Через час в миске лежит несколько монет. Все стертые медяки. А меня гложет тоска по золотой монете, которая символизирует солнце, льва и полумесяц. С тех пор как покойный Аладдин Кекубад разрешил свободное обращение денег, монеты правителей Каира и Багдадского халифата, не говоря уже об итальянских флоринах, стали ходить у нас наравне с другими. Правительство принимало их; так же поступали и городские попрошайки.
Вместе с монетами мне на колени упало несколько кленовых листьев. Клен ронял свои красные и золотые листья, словно дерево подавало мне милостыню. Вдруг мне стало ясно, что у меня с деревом есть нечто общее. Дерево умирает осенью, сбрасывая листья и напоминая прокаженного, который теряет свои члены на последней стадии болезни.

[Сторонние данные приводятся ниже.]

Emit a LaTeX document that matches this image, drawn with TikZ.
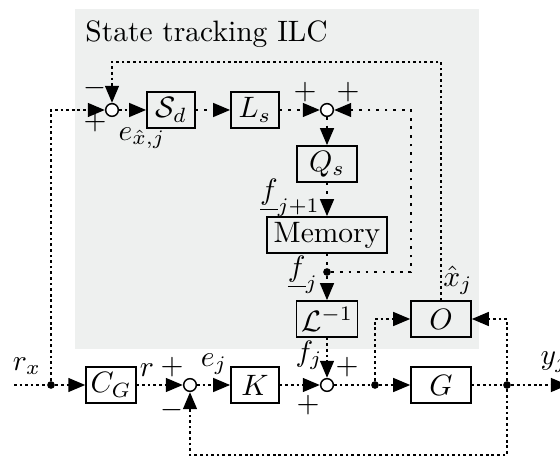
\documentclass[tikz,border=0pt]{standalone}
\usetikzlibrary{arrows.meta}
\definecolor{ilcgray}{RGB}{238,240,239}
\tikzset{
  blockbox/.style={draw, line width=0.5pt, minimum width=16.3pt, minimum height=12.2pt, inner sep=1.5pt},
  wideblock/.style={blockbox, minimum width=20.3pt},
  sumnode/.style={circle, draw, fill=white, line width=0.5pt, minimum size=4.3pt, inner sep=0pt},
  branch/.style={circle, fill=black, minimum size=2.6pt, inner sep=0pt},
  sig/.style={densely dotted, line width=0.9pt},
  ilcsig/.style={dotted, line width=0.9pt},
  arr/.style={-{Triangle[length=5.8pt,width=4.6pt]}},
}
\begin{document}
\begin{tikzpicture}[x=0.339pt, y=-0.339pt]
\useasboundingbox (0,0) rectangle (560,458);
\fill[ilcgray] (75,9) rectangle (479,349);
\node[anchor=base west] (title) at (75,42) {State tracking ILC};
% ILC blocks
\node[sumnode] (sum1) at (112,110) {};
\node[blockbox] (Sd) at (171,110) {$\mathcal{S}_d$};
\node[blockbox] (Ls) at (255,110) {$L_s$};
\node[sumnode] (sum2) at (327,110) {};
\node[wideblock] (Qs) at (327,164) {$Q_s$};
\node[blockbox, minimum width=40.7pt] (mem) at (327,235) {Memory};
\node[branch] (fdot) at (327,272) {};
\node[wideblock] (Linv) at (327,319) {$\mathcal{L}^{-1}$};
\node[wideblock] (O) at (441,319) {$O$};
% loop blocks
\coordinate (in) at (14,385);
\node[branch] (rdot) at (51,385) {};
\node[blockbox] (CG) at (111,385) {$C_G$};
\node[sumnode] (sum4) at (190,385) {};
\node[blockbox] (K) at (255,385) {$K$};
\node[sumnode] (sum3) at (327,385) {};
\node[branch] (pdot) at (375,385) {};
\node[wideblock] (G) at (441,385) {$G$};
\node[branch] (ydot) at (507,385) {};
\coordinate (out) at (568,385);
\coordinate (topc) at (441,62);
\coordinate (rc) at (411,110);
\coordinate (fbk) at (507,455);
% connections
\draw[sig] (in) -- (rdot);
\draw[sig, arr] (rdot) -- (CG);
\draw[sig, arr] (rdot) |- (sum1.west);
\draw[sig, arr] (sum1) -- (Sd);
\draw[ilcsig, arr] (Sd) -- (Ls);
\draw[ilcsig, arr] (Ls) -- (sum2);
\draw[ilcsig, arr] (fdot) -| (rc) -- (sum2.east);
\draw[ilcsig, arr] (sum2) -- (Qs);
\draw[ilcsig, arr] (Qs) -- (mem);
\draw[ilcsig] (mem) -- (fdot);
\draw[ilcsig, arr] (fdot) -- (Linv);
\draw[sig, arr] (Linv) -- (sum3);
\draw[sig, arr] (CG) -- (sum4);
\draw[sig, arr] (sum4) -- (K);
\draw[sig, arr] (K) -- (sum3);
\draw[sig] (sum3) -- (pdot);
\draw[sig, arr] (pdot) -- (G);
\draw[sig, arr] (pdot) |- (O.west);
\draw[sig] (G) -- (ydot);
\draw[sig, arr] (ydot) -- (out);
\draw[sig, arr] (ydot) |- (O.east);
\draw[sig, arr] (ydot) -- (fbk) -| (sum4.south);
\draw[sig, arr] (O.north) -- (topc) -| (sum1.north);
% labels
\node (lm1) at (95,88) {$-$};
\node (lp1) at (95,122) {$+$};
\node (lex) at (142,138) {$e_{\hat{x},j}$};
\node (lp2a) at (305,92) {$+$};
\node (lp2b) at (348,92) {$+$};
\node (lfj1) at (290,198) {$\underline{f}_{j+1}$};
\node (lfj) at (303,275) {$\underline{f}_{j}$};
\node (lxh) at (458,280) {$\hat{x}_j$};
\node (lrx) at (27,366) {$r_x$};
\node (lr) at (147,370) {$r$};
\node (lp4) at (172,367) {$+$};
\node (lm4) at (172,410) {$-$};
\node (lej) at (214,364) {$e_j$};
\node (lf) at (309,355) {$f_j$};
\node (lp3a) at (347,367) {$+$};
\node (lp3b) at (308,405) {$+$};
\node (ly) at (554,362) {$y_j$};
\end{tikzpicture}
\end{document}
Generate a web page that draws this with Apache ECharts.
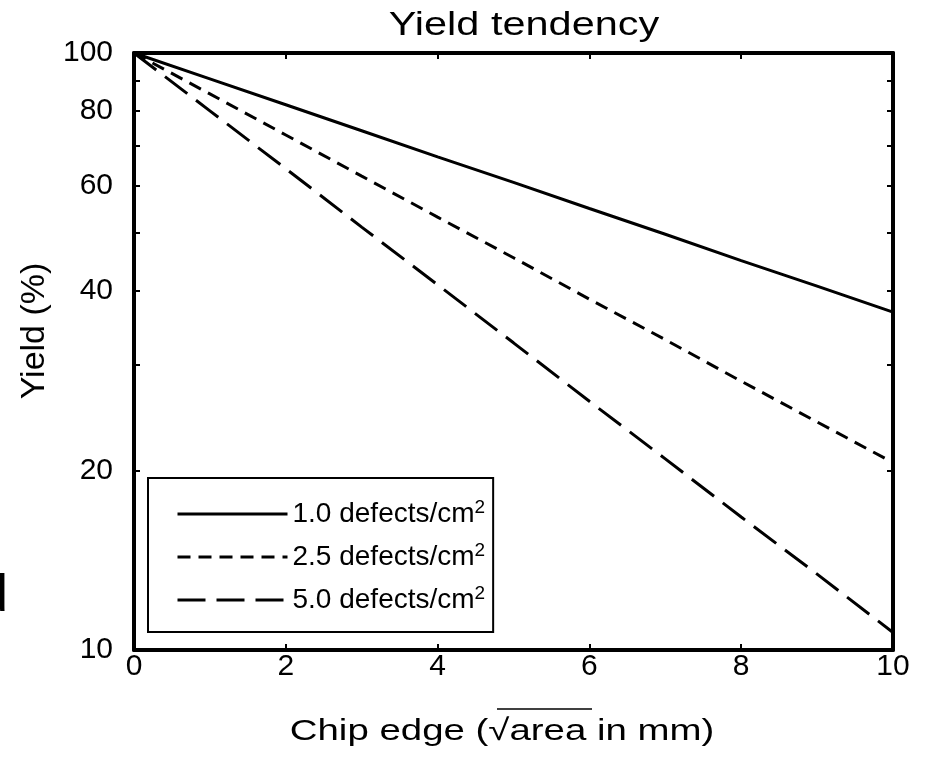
<!DOCTYPE html>
<html>
<head>
<meta charset="utf-8">
<script src="https://cdn.jsdelivr.net/npm/echarts@6/dist/echarts.min.js"></script>
<style>
html,body{margin:0;padding:0;background:#fff;}
#chart{width:926px;height:758px;}
</style>
</head>
<body>
<div id="chart"></div>
<script>
// ---- data ----
const chipEdge = [0, 1, 2, 3, 4, 5, 6, 7, 8, 9, 10];
const yieldD10 = [100, 90.5, 81.9, 74.1, 67.0, 60.7, 54.9, 49.7, 44.9, 40.7, 36.8];
const yieldD25 = [100, 85.4, 72.9, 62.2, 53.1, 45.4, 38.7, 33.1, 28.2, 24.1, 20.6];
const yieldD50 = [100, 80.0, 64.0, 51.1, 40.9, 32.7, 26.1, 20.9, 16.7, 13.4, 10.7];
const seriesNames = ['1.0 defects/cm2', '2.5 defects/cm2', '5.0 defects/cm2'];
const yLabelValues = [10, 20, 40, 60, 80, 100];
const yTickValues = [10, 20, 30, 40, 50, 60, 70, 80, 90, 100];
const xTickValues = [0, 2, 4, 6, 8, 10];

const FONT = '"Liberation Sans", Arial, sans-serif';
const chart = echarts.init(document.getElementById('chart'), null, {renderer: 'canvas'});

function pairs(vals) { return chipEdge.map((x, i) => [x, vals[i]]); }

const frameLine = {show: true, onZero: false, lineStyle: {color: '#000', width: 4}};
const tickStyle = {color: '#000', width: 2};

function xAxisDef(pos, showLabel) {
  return {
    type: 'value', position: pos, min: 0, max: 10, interval: 2,
    axisLine: frameLine,
    axisTick: {show: true, inside: true, length: 6, lineStyle: tickStyle},
    axisLabel: {show: showLabel, customValues: xTickValues, color: '#000', fontSize: 30, fontFamily: FONT, margin: 2},
    splitLine: {show: false}
  };
}
function yAxisDef(pos, showLabel) {
  return {
    type: 'log', logBase: 10, position: pos, min: 10, max: 100,
    axisLine: frameLine,
    axisTick: {show: true, inside: true, length: 6, lineStyle: tickStyle, customValues: yTickValues},
    axisLabel: {show: showLabel, customValues: yLabelValues, color: '#000', fontSize: 30, fontFamily: FONT, margin: 21},
    minorTick: {show: false},
    splitLine: {show: false}
  };
}

const dashTypes = ['solid', [13, 8], [28, 11]];
const series = [yieldD10, yieldD25, yieldD50].map((vals, i) => ({
  name: seriesNames[i],
  type: 'line',
  data: pairs(vals),
  symbol: 'none',
  lineStyle: {color: '#000', width: 3, type: dashTypes[i]},
  itemStyle: {color: '#000'},
  xAxisIndex: 0, yAxisIndex: 0,
  z: 3
}));

const option = {
  animation: false,
  backgroundColor: '#fff',
  grid: {left: 134, top: 53, right: 33, bottom: 108, containLabel: false},
  xAxis: [xAxisDef('bottom', true), xAxisDef('top', false)],
  yAxis: [yAxisDef('left', true), yAxisDef('right', false)],
  legend: {
    orient: 'vertical',
    left: 148, top: 478,
    padding: [20, 8, 18, 28],
    itemWidth: 110, itemHeight: 26, itemGap: 13,
    borderColor: '#000', borderWidth: 2, borderRadius: 0,
    backgroundColor: '#fff',
    itemStyle: {color: 'rgba(0,0,0,0)', borderWidth: 0, opacity: 0},
    lineStyle: {width: 3},
    data: seriesNames,
    formatter: function (n) { return '{a|' + n.slice(0, -1) + '}{s|' + n.slice(-1) + '}'; },
    textStyle: {
      color: '#000', fontFamily: FONT, fontSize: 28,
      rich: {
        a: {fontSize: 28, fontFamily: FONT, color: '#000', lineHeight: 28},
        s: {fontSize: 19, fontFamily: FONT, color: '#000', verticalAlign: 'bottom', padding: [0, 0, 13, 0]}
      }
    }
  },
  graphic: [
    {type: 'text', x: 524, y: 26, scaleX: 1.257, z: 10,
     style: {text: 'Yield tendency', font: '33px "Liberation Sans", Arial, sans-serif', fill: '#000', align: 'center', verticalAlign: 'middle'}},
    {type: 'text', x: 35, y: 331, rotation: Math.PI / 2, z: 10,
     style: {text: 'Yield (%)', font: '34px "Liberation Sans", Arial, sans-serif', fill: '#000', align: 'center', verticalAlign: 'middle'}},
    {type: 'text', x: 502, y: 732, scaleX: 1.28, z: 10,
     style: {text: 'Chip edge (\u221Aarea in mm)', font: '30px "Liberation Sans", Arial, sans-serif', fill: '#000', align: 'center', verticalAlign: 'middle'}},
    {type: 'line', z: 10, shape: {x1: 497, y1: 709, x2: 592, y2: 709}, style: {stroke: '#000', lineWidth: 1.5}},
    {type: 'text', x: 8, y: 623, z: 10,
     style: {text: 'd', font: '52px "Liberation Sans", Arial, sans-serif', fill: '#000', align: 'right', verticalAlign: 'bottom'}}
  ],
  series: series
};
chart.setOption(option);
</script>
</body>
</html>
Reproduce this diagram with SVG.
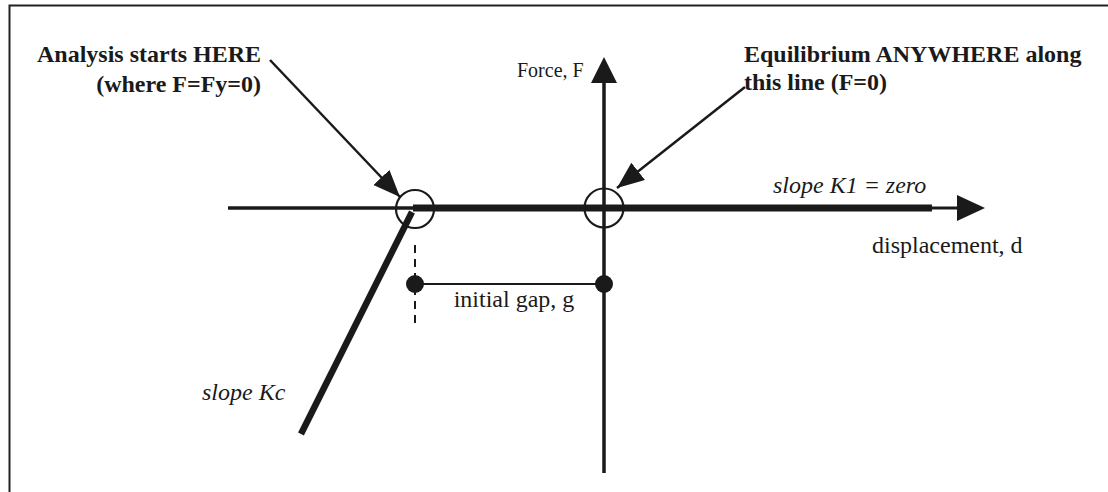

Я был кленом. Моя кожа, мои конечности, мое лицо — все разваливалось. Каждый день я терял кусок своего тела. Но для меня, в отличие от клена, не будет весны. То, что я теряю, я теряю навсегда. Когда люди смотрят на меня, они не видят, каким я был, они видят только то, что я потерял. Бросая монету в мою миску, они делают это с поразительной торопливостью, стараясь не встречаться со мной взглядом, словно могут заразиться от него. Для них я хуже вора и убийцы. Как бы им ни были отвратительны преступники, они не делают вид, будто те невидимые. Со временем я понял: глядя на меня, они видят смерть. Вот что их пугает — смерть, которая очень близко и очень уродлива.
Неожиданно толпа заволновалась. Я услышал, как кто-то закричал: «Он идет! Он идет!» Руми приближался на белом, как молоко, коне. Он был в щегольском, цвета янтаря, кафтане, расшитом золотыми листьями и жемчугом. Он сидел прямо и гордо. Он был мудр и благороден, и за ним следовала толпа его обожателей. Он был похож не столько на ученого, сколько на правителя — повелителя ветра, огня, воды и земли. Даже конь у него был высокий и гордый, словно он понимал, какого исключительного человека ему выпало носить на себе.